ABSTRACT
Recent research on child migration has largely departed from the early trafficking narrative and has tended to highlight young people’s agency and the ways in which children’s migration can play a key role in their ‘future-seeking’. While we acknowledge that Ethiopian girls migrating to the Middle East in order to undertake domestic work primarily move voluntarily for economic reasons, our research – which used a multi-layered, qualitative research approach with girls and their families in the West Gojjam and North Wollo Zones of the Amhara National Regional State – found that the financial, physical, and psychological costs of such migration can far outweigh the benefits. Indeed, we conclude that the earlier trafficking narrative may, in this case, represent the most appropriate lens through which to view girls’ choices and experiences.
Disclosure statement
No potential conflict of interest was reported by the authors.
Notes
1. Kebeles are the most local unit of administration in Ethiopia. They are part of woredas, zones, and then regions.

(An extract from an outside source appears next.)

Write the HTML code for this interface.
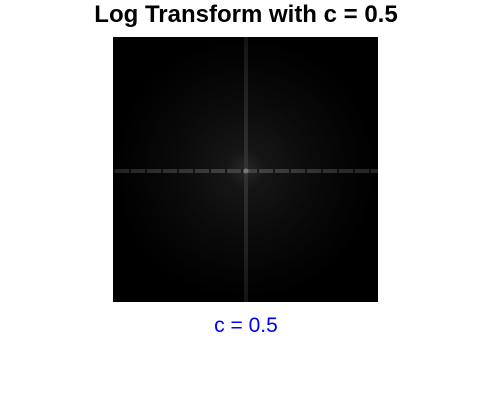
<!DOCTYPE html>
<html><head><style>
body{margin:0;background:#fff;width:492px;height:402px;overflow:hidden;position:relative;font-family:"Liberation Sans",Arial,sans-serif}
#title{position:absolute;left:0;width:492px;top:1px;text-align:center;font-weight:bold;font-size:24px;color:#000}
#img{position:absolute;left:113px;top:37px;width:265px;height:265px;background:#000}
#xl{position:absolute;left:0;width:492px;top:314px;text-align:center;font-size:21px;color:#0000ff}
</style></head><body>
<div id="title">Log Transform with c = 0.5</div>
<svg id="img" width="265" height="265" viewBox="0 0 265 265">
<defs>
<radialGradient id="g" cx="50%" cy="50%" r="50%">
<stop offset="0" stop-color="#262626"/>
<stop offset="0.15" stop-color="#151515"/>
<stop offset="0.6" stop-color="#080808"/>
<stop offset="1" stop-color="#000"/>
</radialGradient>
<linearGradient id="h" x1="0" x2="1"><stop offset="0" stop-color="#222"/><stop offset="0.5" stop-color="#444"/><stop offset="1" stop-color="#222"/></linearGradient>
<linearGradient id="v" x1="0" x2="0" y1="0" y2="1"><stop offset="0" stop-color="#141414"/><stop offset="0.5" stop-color="#333"/><stop offset="1" stop-color="#141414"/></linearGradient>
</defs>
<rect width="265" height="265" fill="#000"/>
<rect width="265" height="265" fill="url(#g)"/>
<rect x="0" y="132" width="265" height="4" fill="url(#h)" stroke="none" style="mask:none"/>
<line x1="0" y1="134" x2="265" y2="134" stroke="#000" stroke-width="4" stroke-dasharray="2 14" opacity="0.6"/>
<rect x="131" y="0" width="4" height="265" fill="url(#v)"/>
<circle cx="133" cy="134" r="2.5" fill="#777"/>
</svg>
<div id="xl">c = 0.5</div>
</body></html>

2. While it is certain that the 2013 ban – and the laws subsequently passed in 2015 and 2016 – have reduced migration considerably, we have no way to estimate the magnitude of the ban's effects on adolescent girls. Anecdotal evidence, collected during the course of other research projects, suggests that illegal migration remains quite common. Indeed, the coordinator of the Regional Mixed Migration Secretariat, which monitors migration trends in the Horn of Africa, reported that of the nearly 100,000 African migrants who left through Yemen for the Middle East last year, 80 to 85 per cent were Ethiopian (see: http://www.thenational.ae/world/ethiopian-migrants-brave-yemen-war-for-dream-of-saudi-jobs).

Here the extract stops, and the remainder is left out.